It is not specifically “beer litigation,” but it is the earliest case from California that I have come across concerning laws relating to beer consumption.
In 1869, two “pretty waiter girls,” Nelly Smith and Annie Keating, remained on purpose beyond midnight in a drinking saloon in violation of a city ordinance that banned women (and live music) from bars or “beer cellars.” They were duly arrested and fined for their violation. The article below, printed in the Dec. 3, 1869 edition of a Sacramento Daily Union, reveals it was a “test case”: it was intended that the conviction would be challenged on Constitutional Grounds.
The California Supreme Court opinion was not favorable to women or bar owners, upholding in Ex Parte Smith, October Term 1869, the ordinance as applied to women.

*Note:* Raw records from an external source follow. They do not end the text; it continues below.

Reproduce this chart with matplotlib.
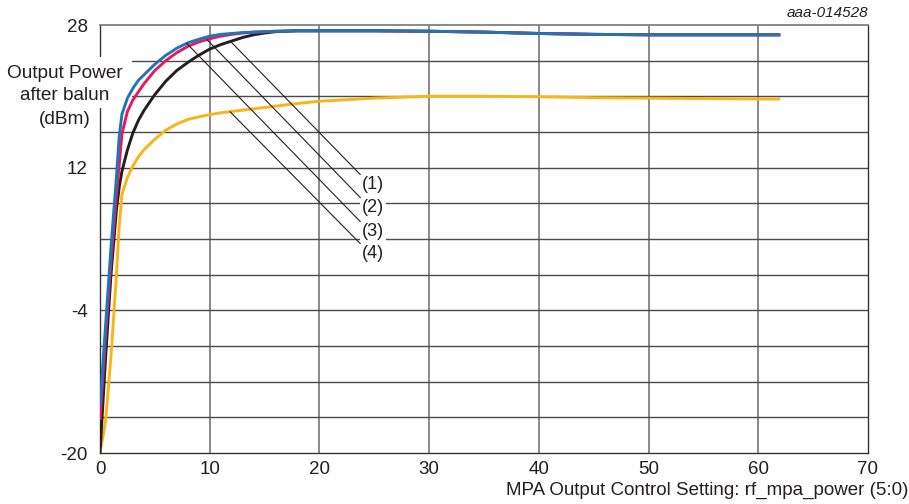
import numpy as np
import matplotlib
matplotlib.use("Agg")
import matplotlib.pyplot as plt
from matplotlib.patches import Rectangle

plt.rcParams['font.family'] = ['Liberation Sans', 'DejaVu Sans']
plt.rcParams['axes.unicode_minus'] = False

# ---------------- data ----------------
x_vals = [0, 0.5, 1, 1.5, 1.75, 2, 2.5, 3, 3.5, 4, 5, 6, 7, 8, 9, 10, 11, 12, 13, 14,
          15, 16, 18, 20, 25, 30, 35, 40, 45, 50, 55, 60, 62]

blue_1 = [-14.8, -5.8, 3.0, 11.0, 15.5, 18.0, 19.8, 20.9, 21.8, 22.4, 23.6, 24.6, 25.4,
          26.0, 26.4, 26.75, 26.95, 27.05, 27.15, 27.2, 27.25, 27.3, 27.35, 27.35,
          27.35, 27.3, 27.2, 27.05, 26.95, 26.9, 26.9, 26.9, 26.9]
red_2 = [-16.3, -7.0, 1.5, 9.0, 12.3, 15.8, 18.3, 19.6, 20.5, 21.4, 22.9, 24.0, 24.9,
         25.6, 26.1, 26.45, 26.75, 26.95, 27.1, 27.2, 27.25, 27.3, 27.35, 27.35,
         27.35, 27.3, 27.2, 27.05, 26.95, 26.9, 26.9, 26.9, 26.9]
black_3 = [-20.0, -9.5, 0.0, 7.3, 9.8, 11.6, 14.0, 15.9, 17.3, 18.4, 20.2, 21.7, 22.9,
           23.8, 24.6, 25.3, 25.8, 26.2, 26.6, 26.9, 27.1, 27.25, 27.35, 27.35,
           27.35, 27.3, 27.2, 27.05, 26.95, 26.9, 26.9, 26.9, 26.9]
orange_4 = [-20.0, -16.5, -9.2, 0.0, 5.5, 9.0, 10.9, 12.2, 13.2, 14.0, 15.2, 16.2, 16.9,
            17.4, 17.7, 17.95, 18.15, 18.3, 18.45, 18.6, 18.75, 18.9, 19.2, 19.45,
            19.8, 20.0, 20.0, 19.95, 19.85, 19.8, 19.75, 19.7, 19.7]

series_labels = ["(1)", "(2)", "(3)", "(4)"]
# x on the curve where each leader line starts, and label position
leader_x = [11.9, 9.75, 7.9, 11.85]
label_x = [24.9, 24.9, 24.9, 24.9]
label_y = [10.06, 7.48, 4.79, 2.32]

x_ticks = [0, 10, 20, 30, 40, 50, 60, 70]
y_ticks = [28, 12, -4, -20]
y_tick_labels = ["28", "12", "-4", "-20"]

# ---------------- figure ----------------
fig = plt.figure(figsize=(9.09, 5.04), dpi=100)
ax = fig.add_axes([100/909, 51/504, 768/909, 428/504])
ax.set_xlim(0, 70)
ax.set_ylim(-20, 28)

# grid
for gx in range(10, 70, 10):
    ax.axvline(gx, color='#808080', lw=1.3, zorder=0.5)
for gy in range(-16, 28, 4):
    ax.axhline(gy, color='#4a4a4a', lw=1.0, zorder=0.5)

for s in ['left', 'bottom', 'right']:
    ax.spines[s].set_color('#333333')
    ax.spines[s].set_linewidth(1.0)
ax.spines['top'].set_color('#808080')
ax.spines['top'].set_linewidth(1.3)

ax.set_xticks(x_ticks)
ax.set_xticklabels([str(v) for v in x_ticks])
ax.set_yticks(y_ticks)
ax.set_yticklabels(y_tick_labels)
ax.tick_params(axis='both', length=0, labelsize=13.5, colors='#231f20')
ax.tick_params(axis='y', pad=9)
ax.tick_params(axis='x', pad=6)

# white box behind y-label
ax.add_patch(Rectangle((-0.14, 0.806), 0.14 + 32/768, 0.925 - 0.806,
                       transform=ax.transAxes, facecolor='white',
                       edgecolor='none', clip_on=False, zorder=2.6))

xs = np.array(x_vals)
curves = [np.array(blue_1), np.array(red_2), np.array(black_3), np.array(orange_4)]
colors = ['#1f75bb', '#e6195c', '#231f20', '#fbb416']
draw_order = [3, 2, 1, 0]
for i in draw_order:
    ax.plot(xs, curves[i], color=colors[i], lw=2.1, zorder=3 + (3 - i) * 0.1,
            solid_capstyle='butt', solid_joinstyle='round')

# leader lines: (1)->black, (2)->red, (3)->blue, (4)->orange
leader_curve = [2, 1, 0, 3]
for k in range(4):
    ci = leader_curve[k]
    y_anchor = np.interp(leader_x[k], xs, curves[ci])
    ax.annotate(series_labels[k], xy=(leader_x[k], y_anchor),
                xytext=(label_x[k], label_y[k]), ha='center', va='center',
                fontsize=13, color='#231f20', zorder=4,
                bbox=dict(boxstyle='square,pad=0.1', fc='white', ec='none'),
                arrowprops=dict(arrowstyle='-', color='#231f20', lw=0.8,
                                shrinkA=0, shrinkB=0, relpos=(0.0, 1.0)))

# y-axis label
for txt, ypx in [("Output Power", 73), ("after balun", 96), ("(dBm)", 119)]:
    fig.text(65/909, 1 - ypx/504, txt, ha='center', va='center',
             fontsize=13.7, color='#231f20', zorder=5)

fig.text(908/909, 1 - 490/504, "MPA Output Control Setting: rf_mpa_power (5:0)",
         ha='right', va='center', fontsize=13.5, color='#231f20')
fig.text(868/909, 1 - 13/504, "aaa-014528", ha='right', va='center',
         fontsize=11, style='italic', color='#231f20')

fig.savefig("out.png", dpi=100)
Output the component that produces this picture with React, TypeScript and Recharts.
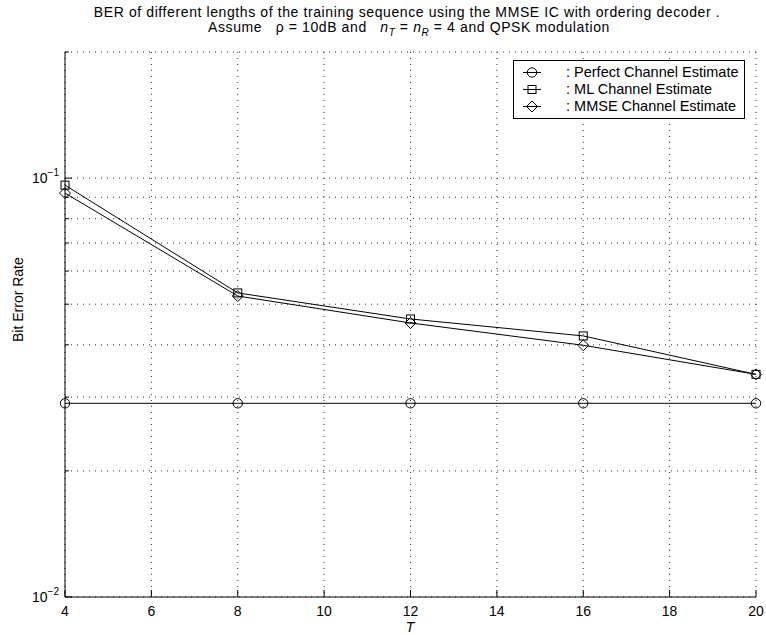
import { LineChart, Line, XAxis, YAxis, CartesianGrid } from 'recharts'

const T_VALUES = [4, 8, 12, 16, 20]
const PERFECT_BER = [0.029, 0.029, 0.029, 0.029, 0.029]
const ML_BER = [0.0962, 0.0532, 0.0461, 0.042, 0.034]
const MMSE_BER = [0.0921, 0.0523, 0.0451, 0.0399, 0.034]

const X_TICKS = [4, 6, 8, 10, 12, 14, 16, 18, 20]
const Y_TICKS = [0.01, 0.02, 0.03, 0.04, 0.05, 0.06, 0.07, 0.08, 0.09, 0.1, 0.2]
const Y_MAJOR = [0.01, 0.1]

const SERIES = [
  { key: 'perfect', name: ': Perfect Channel Estimate', marker: 'circle' },
  { key: 'ml', name: ': ML Channel Estimate', marker: 'square' },
  { key: 'mmse', name: ': MMSE Channel Estimate', marker: 'diamond' },
]

const data = T_VALUES.map((t, i) => ({
  t,
  perfect: PERFECT_BER[i],
  ml: ML_BER[i],
  mmse: MMSE_BER[i],
}))

const FONT = '"Liberation Sans", Arial, Helvetica, sans-serif'

function marker(kind: string, cx: number, cy: number, key?: string) {
  if (kind === 'circle') {
    return <circle key={key} cx={cx} cy={cy} r={4.7} fill="none" stroke="#000" strokeWidth={1} />
  }
  if (kind === 'square') {
    return <rect key={key} x={cx - 4} y={cy - 4} width={8} height={8} fill="none" stroke="#000" strokeWidth={1} />
  }
  const d = 5.5
  return (
    <path
      key={key}
      d={`M${cx},${cy - d}L${cx + d},${cy}L${cx},${cy + d}L${cx - d},${cy}Z`}
      fill="none"
      stroke="#000"
      strokeWidth={1}
    />
  )
}

function LeftTick({ x, y, payload }: any) {
  const major = Y_MAJOR.includes(payload.value)
  const exp = Math.round(Math.log10(payload.value))
  return (
    <g>
      <line x1={x} x2={x + (major ? 7 : 4)} y1={y} y2={y} stroke="#000" />
      {major && (
        <text x={x - 6} y={y + 5} textAnchor="end" fontSize={14} fontFamily={FONT} fill="#000">
          10
          <tspan dy={-7} fontSize={10}>
            {'\u2212' + -exp}
          </tspan>
        </text>
      )}
    </g>
  )
}

function RightTick({ x, y, payload }: any) {
  const major = Y_MAJOR.includes(payload.value)
  return <line x1={x} x2={x - (major ? 7 : 4)} y1={y} y2={y} stroke="#000" />
}

function BottomTick({ x, y, payload }: any) {
  return (
    <g>
      <line x1={x} x2={x} y1={y} y2={y - 7} stroke="#000" />
      <text x={x} y={y + 19} textAnchor="middle" fontSize={14} fontFamily={FONT} fill="#000">
        {payload.value}
      </text>
    </g>
  )
}

function TopTick({ x, y }: any) {
  return <line x1={x} x2={x} y1={y} y2={y + 7} stroke="#000" />
}

function LegendBox() {
  return (
    <div
      style={{
        position: 'absolute',
        left: 513,
        top: 60,
        width: 232,
        boxSizing: 'border-box',
        border: '1px solid #000',
        background: '#fff',
        padding: '3px 0 3px 6px',
        fontFamily: FONT,
        fontSize: 14.5,
        lineHeight: '17px',
      }}
    >
      {SERIES.map((s) => (
        <div key={s.key} style={{ display: 'flex', alignItems: 'center', whiteSpace: 'pre' }}>
          <svg width={46} height={17}>
            <line x1={3} x2={21} y1={8.5} y2={8.5} stroke="#000" />
            {marker(s.marker, 12, 8.5)}
          </svg>
          <span>{s.name}</span>
        </div>
      ))}
    </div>
  )
}

const titleLine = {
  position: 'absolute' as const,
  transform: 'translateX(-50%)',
  fontSize: 14,
  letterSpacing: '0.6px',
  lineHeight: '13px',
  whiteSpace: 'pre' as const,
}

const sub = { fontSize: 10, position: 'relative' as const, top: 4, fontStyle: 'italic' }

export default function App() {
  return (
    <div
      style={{
        position: 'absolute',
        left: 0,
        top: 0,
        width: 766,
        height: 635,
        background: '#fff',
        fontFamily: FONT,
        color: '#000',
      }}
    >
      <div style={{ ...titleLine, left: 407, top: 6 }}>
        BER of different lengths of the training sequence using the MMSE IC with ordering decoder .
      </div>
      <div style={{ ...titleLine, left: 409, top: 21 }}>
        {'Assume   \u03c1 = 10dB and   '}
        <i>n</i>
        <span style={sub}>T</span>
        {' = '}
        <i>n</i>
        <span style={sub}>R</span>
        {' = 4 and QPSK modulation'}
      </div>
      <LineChart width={766} height={635} data={data} margin={{ top: 52, right: 10, left: 0, bottom: 0 }}>
        <CartesianGrid stroke="#333" strokeDasharray="1 5" />
        <XAxis
          dataKey="t"
          type="number"
          domain={[4, 20]}
          ticks={X_TICKS}
          interval={0}
          height={38}
          tickSize={0}
          tickMargin={0}
          tickLine={false}
          axisLine={{ stroke: '#000' }}
          tick={<BottomTick />}
        />
        <XAxis
          xAxisId="top"
          orientation="top"
          dataKey="t"
          type="number"
          domain={[4, 20]}
          ticks={X_TICKS}
          interval={0}
          height={0}
          tickSize={0}
          tickMargin={0}
          tickLine={false}
          axisLine={{ stroke: '#000' }}
          tick={<TopTick />}
        />
        <YAxis
          scale="log"
          domain={[0.01, 0.2]}
          ticks={Y_TICKS}
          interval={0}
          allowDataOverflow
          width={65}
          tickSize={0}
          tickMargin={0}
          tickLine={false}
          axisLine={{ stroke: '#000' }}
          tick={<LeftTick />}
        />
        <YAxis
          yAxisId="right"
          orientation="right"
          scale="log"
          domain={[0.01, 0.2]}
          ticks={Y_TICKS}
          interval={0}
          allowDataOverflow
          width={0}
          tickSize={0}
          tickMargin={0}
          tickLine={false}
          axisLine={{ stroke: '#000' }}
          tick={<RightTick />}
        />
        {SERIES.map((s) => (
          <Line
            key={s.key}
            dataKey={s.key}
            name={s.name}
            stroke="#000"
            strokeWidth={1}
            isAnimationActive={false}
            dot={(p: any) => marker(s.marker, p.cx, p.cy, `${s.key}-${p.index}`)}
            activeDot={false}
          />
        ))}
      </LineChart>
      <LegendBox />
      <div
        style={{
          position: 'absolute',
          left: 0,
          top: 324,
          width: 36,
          textAlign: 'center',
          fontSize: 14,
          lineHeight: '16px',
          whiteSpace: 'pre',
          transform: 'translateY(-50%) rotate(-90deg)',
        }}
      >
        Bit Error Rate
      </div>
      <div
        style={{
          position: 'absolute',
          left: 410,
          top: 620,
          transform: 'translateX(-50%)',
          fontSize: 14,
          lineHeight: '14px',
          fontStyle: 'italic',
        }}
      >
        T
      </div>
    </div>
  )
}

It was challenged on grounds of impinging upon the inalienable right to the pursuit of happiness, as well as the equal protection clause of the 14th Amendment.
The court allowed that perhaps females could gain enjoyment or happiness from being “at such places” after midnight. However, it had no problem dispensing with the “inalienable right” argument, finding that there are many legitimate reasons for governments to interfere with the right to pursue life, liberty, property, and happiness, including laws designed to promote public peace and good order, and public decency and morality.. The Constitution prevents only legislation that injures natural rights in a destructive or unreasonably restrictive manner. Judge Sanderson was willing to defer to the judgment of the Board of Trustees of Sacramento: that the presence of females in saloons after midnight was “of a vicious and immoral tendency.”
Judge Sanderson was likewise untroubled by the law’s uneven effect on men and women. <Side note for fun: the Judge describes military service and jury duty as burdens placed only upon men while showing that the law acts differently upon different categories of people in many acceptable ways>. Satisfied that where a law seeks to prevent a wrong of a “character which permits of its being done … by one sex and not by the other,” Sanderson refused to countenance an equal protection violation so long as the law is reasonable. After all, in this case, the evil was “exclusively due” to females.
This ruling is of course an artifact that predates the heightened scrutiny a high court would now give to a law discriminating on the basis of gender. Justice Scalia likes morality legislation though–I wouldn’t be surprised if he backed a law like this one.